[Code that draws figures]
## BEGIN

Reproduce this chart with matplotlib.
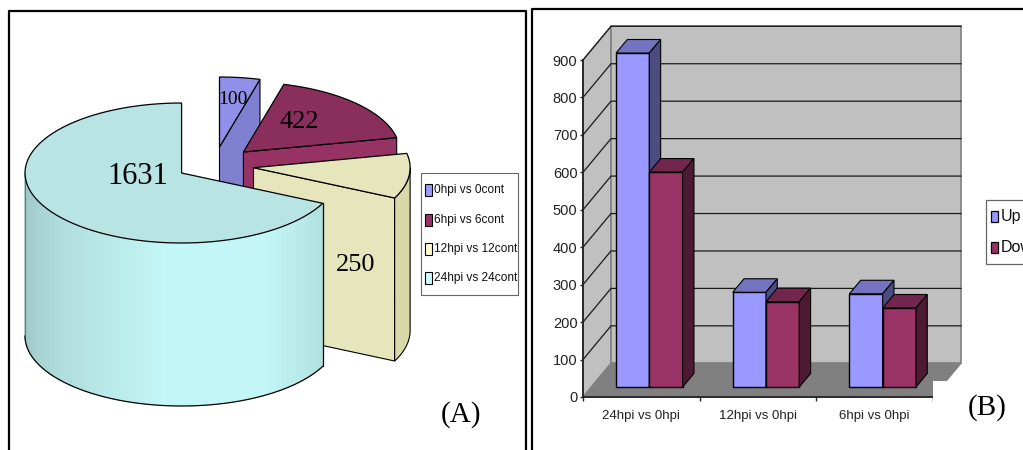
import numpy as np
import matplotlib
matplotlib.use('Agg')
import matplotlib.pyplot as plt
from matplotlib.patches import Rectangle

plt.rcParams['font.family'] = ['Liberation Sans', 'DejaVu Sans']

# pie data
pie_labels = ['0hpi vs 0cont', '6hpi vs 6cont', '12hpi vs 12cont', '24hpi vs 24cont']
pie_values = [100, 422, 250, 1631]

# bar data
bar_categories = ['24hpi vs 0hpi', '12hpi vs 0hpi', '6hpi vs 0hpi']
up_values = [892, 253, 249]
down_values = [574, 228, 211]
bar_series = ['Up', 'Down']
y_ticks = [0, 100, 200, 300, 400, 500, 600, 700, 800, 900]

W, H = 1023, 450
fig = plt.figure(figsize=(W / 100, H / 100), dpi=100)

# full figure axes in pixel coords for frames, pie and legends
ax = fig.add_axes([0, 0, 1, 1])
ax.set_xlim(0, W)
ax.set_ylim(H, 0)
ax.axis('off')

# panel frames
ax.plot([9, 9, 526, 526], [H, 11, 11, H], color='black', lw=1.6)
ax.plot([532, 532, W], [H, 9, 9], color='black', lw=1.6)

# --- pie ---
RX, RY, DEPTH = 156.6, 70, 163
pie_centers = [(219.5, 147), (243.4, 152), (253.5, 167.7), (181.6, 173)]
top_cols = ['#9090E8', '#8A2E5C', '#E6E6BC', '#B8E4E4']
cut_cols = ['#8080D0', '#963264', '#E6E6BC', '#B8E4E4']
wall_cols = ['#8080D0', '#963264', '#D8D8A8', '#B8E4E4']


def arc(c, t1, t2, n=80):
    t = np.radians(np.linspace(t1, t2, n))
    return c[0] + RX * np.cos(t), c[1] - RY * np.sin(t)


total = sum(pie_values)
angles = [90]
for v in pie_values:
    angles.append(angles[-1] - 360 * v / total)

for i in range(4):
    c = pie_centers[i]
    t1, t2 = angles[i], angles[i + 1]
    if i == 3:
        # the big slice, shaded cylinder wall from its left silhouette to the cut
        n = 90
        ts = np.linspace(-180, t1, n)
        dark = np.array([0x98, 0xBE, 0xBE]) / 255
        bright = np.array([0xC3, 0xF6, 0xF6]) / 255
        right = np.array([0xB0, 0xE0, 0xE0]) / 255
        xb, yb = arc(c, ts[0], ts[-1], 120)
        # solid base first so nothing shows through the strip seams
        ax.fill(np.r_[xb, xb[::-1]], np.r_[yb, yb[::-1] + DEPTH], color='#B8E8E8', lw=0, zorder=1.9 + i)
        for k in range(n - 1):
            f = k / (n - 2)
            if f < 0.55:
                col = dark + (bright - dark) * (f / 0.55) ** 0.8
            elif f < 0.8:
                col = bright
            else:
                col = bright + (right - bright) * (f - 0.8) / 0.2
            xs, ys = arc(c, ts[k], ts[k + 1], 3)
            ax.fill(np.r_[xs, xs[::-1]], np.r_[ys, ys[::-1] + DEPTH], color=col, lw=0.5, zorder=2 + i)
        ax.plot(xb, yb + DEPTH, color='black', lw=0.9, zorder=2.1 + i)
        ax.plot([xb[0], xb[0]], [yb[0], yb[0] + DEPTH], color='#555555', lw=0.5, zorder=2.1 + i)
        ax.plot([xb[-1], xb[-1]], [yb[-1], yb[-1] + DEPTH], color='black', lw=0.9, zorder=2.1 + i)
    else:
        # flat cut face at the clockwise end of the slice
        xe, ye = arc(c, t2, t2, 1)
        ax.fill([c[0], xe[0], xe[0], c[0]], [c[1], ye[0], ye[0] + DEPTH, c[1] + DEPTH],
                facecolor=cut_cols[i], edgecolor='black', lw=0.8, zorder=2 + i)
        if t2 < 0:
            xs, ys = arc(c, t2, 0, 30)
            ax.fill(np.r_[xs, xs[::-1]], np.r_[ys, ys[::-1] + DEPTH],
                    facecolor=wall_cols[i], edgecolor='black', lw=0.8, zorder=2 + i)
    xs, ys = arc(c, t1, t2)
    ax.fill(np.r_[c[0], xs], np.r_[c[1], ys], facecolor=top_cols[i], edgecolor='black', lw=0.9, zorder=2.2 + i)

pie_text_pos = [(233, 100), (299, 122), (355.7, 265), (137.6, 176)]
pie_text_size = [14, 19, 19, 22]
for val, pos, fs in zip(pie_values, pie_text_pos, pie_text_size):
    ax.text(pos[0], pos[1], str(val), family='Liberation Serif', fontsize=fs,
            ha='center', va='center', color='black', zorder=10)

# pie legend
ax.add_patch(Rectangle((421, 173), 97, 122, facecolor='white', edgecolor='#666666', lw=0.8, zorder=8))
swatch_cols = ['#9999FF', '#993366', '#FFFFCC', '#CCFFFF']
for name, col, yc in zip(pie_labels, swatch_cols, [190, 220, 249, 278]):
    ax.add_patch(Rectangle((424.5, yc - 6), 7.5, 12, facecolor=col, edgecolor='black', lw=0.8, zorder=9))
    ax.text(434.5, yc, name, fontsize=8.6, ha='left', va='center', color='#111111', zorder=9)

ax.text(461.5, 415, '(A)', family='Liberation Serif', fontsize=21, ha='center', va='center', zorder=10)

# --- 3d bars ---
axb = fig.add_axes([583 / W, (H - 397) / H, 350 / W, 337 / H])
axb.patch.set_alpha(0)
PX_X = 350 / 3
PX_Y = 337 / 900
wall_dx, wall_dy = 28 / PX_X, 33.7 / PX_Y
bar_w = 33.3 / PX_X
bar_dx, bar_dy = 11.3 / PX_X, 13.5 / PX_Y
shift_x, base = 8 / PX_X, 26.7
ymax = y_ticks[-1]

# walls and floor
axb.fill([0, wall_dx, wall_dx, 0], [0, wall_dy, ymax + wall_dy, ymax],
         facecolor='#C0C0C0', edgecolor='#808080', lw=1, clip_on=False, zorder=1)
axb.fill([wall_dx, 3 + wall_dx, 3 + wall_dx, wall_dx], [wall_dy, wall_dy, ymax + wall_dy, ymax + wall_dy],
         facecolor='#C0C0C0', edgecolor='#808080', lw=1.2, clip_on=False, zorder=1)
axb.fill([0, wall_dx, 3 + wall_dx, 3], [0, wall_dy, wall_dy, 0],
         facecolor='#808080', edgecolor='#808080', lw=0.8, clip_on=False, zorder=1.1)
for t in y_ticks[1:]:
    axb.plot([0, wall_dx, 3 + wall_dx], [t, t + wall_dy, t + wall_dy],
             color='#1A1A1A', lw=0.9, clip_on=False, zorder=1.2)

series_vals = [up_values, down_values]
front_cols = ['#9999FF', '#993366']
top3d_cols = ['#7373C0', '#73264D']
side_cols = ['#4C4C80', '#4D1A33']
for g in range(len(bar_categories)):
    for s in range(2):
        x0 = g + 0.5 + shift_x + (s - 1) * bar_w
        v = series_vals[s][g]
        yt = base + v
        axb.bar(x0, v, bar_w, bottom=base, align='edge', color=front_cols[s], edgecolor='black',
                lw=1, clip_on=False, zorder=3 + s)
        axb.fill([x0, x0 + bar_dx, x0 + bar_w + bar_dx, x0 + bar_w], [yt, yt + bar_dy, yt + bar_dy, yt],
                 facecolor=top3d_cols[s], edgecolor='black', lw=0.8, clip_on=False, zorder=3 + s)
        axb.fill([x0 + bar_w, x0 + bar_w + bar_dx, x0 + bar_w + bar_dx, x0 + bar_w],
                 [base, base + bar_dy, yt + bar_dy, yt],
                 facecolor=side_cols[s], edgecolor='black', lw=0.8, clip_on=False, zorder=3 + s)

axb.set_xlim(0, 3)
axb.set_ylim(0, ymax)
axb.set_yticks(y_ticks)
axb.set_xticks([0, 1, 2, 3])
axb.set_xticklabels([])
axb.set_xticks([0.5, 1.5, 2.5], labels=bar_categories, minor=True)
axb.tick_params(axis='x', which='major', length=3, width=1, color='#222222')
axb.tick_params(axis='x', which='minor', length=0, pad=9, labelsize=9.5, labelcolor='#222222')
axb.tick_params(axis='y', length=2, width=1, pad=2, labelsize=10.5, color='#222222', labelcolor='#222222')
for side in ['top', 'right']:
    axb.spines[side].set_visible(False)
for side in ['left', 'bottom']:
    axb.spines[side].set_linewidth(1.3)
    axb.spines[side].set_color('#222222')

# white patch under the (B) label, cuts the floor corner
axb.add_patch(Rectangle((933, 381), 60, 40, transform=ax.transData, facecolor='white',
                        edgecolor='none', clip_on=False, zorder=5))
axb.text(987, 408, '(B)', transform=ax.transData, family='Liberation Serif', fontsize=21,
         ha='center', va='center', clip_on=False, zorder=6)

# bar legend, runs off the right edge like the source
axb.add_patch(Rectangle((986, 199.5), 60, 64, transform=ax.transData, facecolor='white',
                        edgecolor='#666666', lw=0.9, clip_on=False, zorder=5))
for name, col, yc in zip(bar_series, front_cols, [216, 247]):
    axb.add_patch(Rectangle((990.5, yc - 5), 7, 11, transform=ax.transData, facecolor=col,
                            edgecolor='black', lw=0.9, clip_on=False, zorder=6))
    axb.text(1000.5, yc, name, transform=ax.transData, fontsize=11.5, ha='left', va='center',
             color='#111111', clip_on=False, zorder=6)

fig.savefig('out.png', dpi=100)
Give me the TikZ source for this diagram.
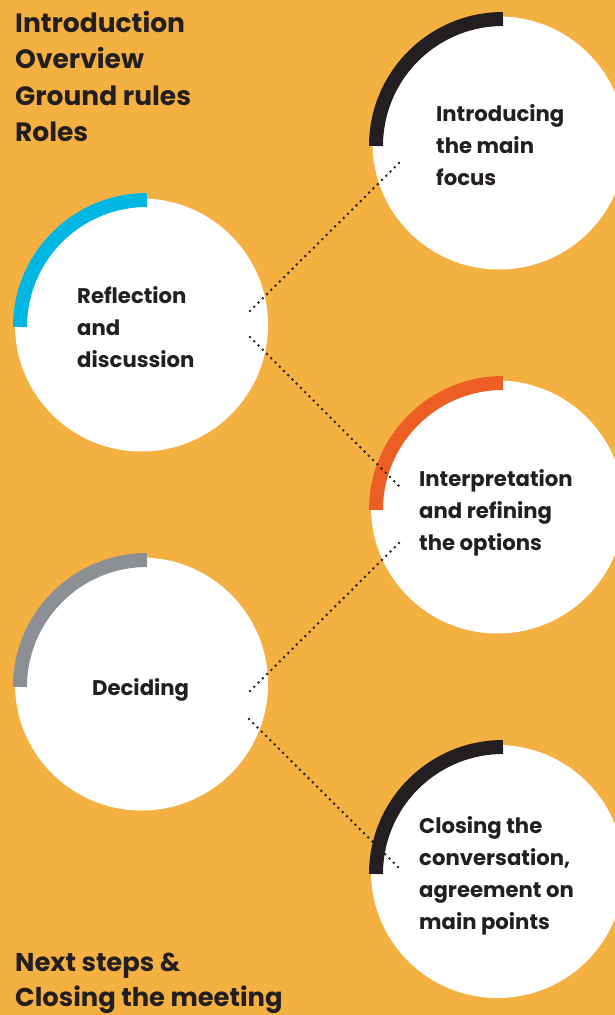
\documentclass[tikz,border=0pt]{standalone}
\usepackage{fontspec}
\setmainfont{Poppins}
\usepackage{xcolor}
\usetikzlibrary{positioning, calc}

\definecolor{bgorange}{RGB}{245,176,66}
\definecolor{inkdark}{RGB}{35,31,32}
\definecolor{bandcyan}{RGB}{0,183,228}
\definecolor{bandred}{RGB}{236,94,36}
\definecolor{bandgray}{RGB}{140,144,148}

\tikzset{
  stage/.style={circle, fill=white, minimum size=253pt, inner sep=0pt},
  band/.style={line width=14pt},
  stagetext/.style={anchor=base west, align=left, inner sep=0pt, text=inkdark,
    font=\bfseries\fontsize{21.2}{32}\selectfont},
  agenda/.style={anchor=base west, align=left, inner sep=0pt, text=inkdark,
    font=\bfseries\fontsize{26.5}{36.5}\selectfont},
  dots/.style={inkdark, line width=2.8pt, line cap=round, dash pattern=on 0pt off 6pt}
}

\begin{document}
\begin{tikzpicture}[x=1pt, y=1pt]
    \useasboundingbox (0,0) rectangle (615,-1015);
    \fill[bgorange] (0,0) rectangle (615,-1015);

    % the five stages
    \node[stage] (intro)   at (499,-143)   {};
    \node[stage] (reflect) at (141.5,-325) {};
    \node[stage] (interp)  at (497.5,-507) {};
    \node[stage] (decide)  at (141.5,-684) {};
    \node[stage] (closing) at (497.5,-871.5) {};

    \draw[band, inkdark]   ($(intro.center)+(4,-3)$)   ++(180:127) arc[start angle=180, end angle=90, radius=127];
    \draw[band, bandcyan]  ($(reflect.center)+(5.5,-2)$) ++(180:127) arc[start angle=180, end angle=90, radius=127];
    \draw[band, bandred]   ($(interp.center)+(5.5,-3)$)  ++(180:127) arc[start angle=180, end angle=90, radius=127];
    \draw[band, bandgray]  ($(decide.center)+(5.5,-3)$)  ++(180:127) arc[start angle=180, end angle=90, radius=127];

    % dotted links
    \coordinate (r-up)  at (250,-311);
    \coordinate (r-dn)  at (250,-337);
    \coordinate (i-in)  at (400,-162);
    \coordinate (p-in)  at (400,-487);
    \coordinate (p-out) at (399,-543);
    \coordinate (d-up)  at (249,-692);
    \coordinate (d-dn)  at (249,-719);
    \coordinate (c-in)  at (399,-868);
    \draw[dots] (r-up) -- (i-in);
    \draw[dots] (r-dn) -- (p-in);
    \draw[dots] (p-out) -- (d-up);
    \draw[dots] (d-dn) -- (c-in);

    \draw[band, inkdark]   ($(closing.center)+(5.5,-2.5)$) ++(180:127) arc[start angle=180, end angle=90, radius=127];

    % labels (base = last line)
    \node[stagetext] (intro-txt)   at ($(intro.center)+(-63,-42)$)     {Introducing\\the main\\focus};
    \node[stagetext] (reflect-txt) at ($(reflect.center)+(-64.5,-42)$) {Reflection\\and\\discussion};
    \node[stagetext] (interp-txt)  at ($(interp.center)+(-78.5,-43)$)  {Interpretation\\and refining\\the options};
    \node[stagetext] (decide-txt)  at ($(decide.center)+(-49.5,-11)$)  {Deciding};
    \node[stagetext] (closing-txt) at ($(closing.center)+(-78.5,-57.5)$) {Closing the\\conversation,\\agreement on\\main points};

    \node[agenda] (opening) at (15,-141.5) {Introduction\\Overview\\Ground rules\\Roles};
    \node[agenda, font=\bfseries\fontsize{25.8}{34.5}\selectfont] (ending) at (15,-1006) {Next steps \&\\Closing the meeting};
\end{tikzpicture}
\end{document}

## END

Task to carry out
Take the records from their first line through the line containing "angles.append(angles[-1] - 360" and please return exactly those lines, both ends included, minus the pictures.

Result for this task
Reproduce this chart with matplotlib.
import numpy as np
import matplotlib
matplotlib.use('Agg')
import matplotlib.pyplot as plt
from matplotlib.patches import Rectangle

plt.rcParams['font.family'] = ['Liberation Sans', 'DejaVu Sans']

# pie data
pie_labels = ['0hpi vs 0cont', '6hpi vs 6cont', '12hpi vs 12cont', '24hpi vs 24cont']
pie_values = [100, 422, 250, 1631]

# bar data
bar_categories = ['24hpi vs 0hpi', '12hpi vs 0hpi', '6hpi vs 0hpi']
up_values = [892, 253, 249]
down_values = [574, 228, 211]
bar_series = ['Up', 'Down']
y_ticks = [0, 100, 200, 300, 400, 500, 600, 700, 800, 900]

W, H = 1023, 450
fig = plt.figure(figsize=(W / 100, H / 100), dpi=100)

# full figure axes in pixel coords for frames, pie and legends
ax = fig.add_axes([0, 0, 1, 1])
ax.set_xlim(0, W)
ax.set_ylim(H, 0)
ax.axis('off')

# panel frames
ax.plot([9, 9, 526, 526], [H, 11, 11, H], color='black', lw=1.6)
ax.plot([532, 532, W], [H, 9, 9], color='black', lw=1.6)

# --- pie ---
RX, RY, DEPTH = 156.6, 70, 163
pie_centers = [(219.5, 147), (243.4, 152), (253.5, 167.7), (181.6, 173)]
top_cols = ['#9090E8', '#8A2E5C', '#E6E6BC', '#B8E4E4']
cut_cols = ['#8080D0', '#963264', '#E6E6BC', '#B8E4E4']
wall_cols = ['#8080D0', '#963264', '#D8D8A8', '#B8E4E4']


def arc(c, t1, t2, n=80):
    t = np.radians(np.linspace(t1, t2, n))
    return c[0] + RX * np.cos(t), c[1] - RY * np.sin(t)


total = sum(pie_values)
angles = [90]
for v in pie_values:
    angles.append(angles[-1] - 360 * v / total)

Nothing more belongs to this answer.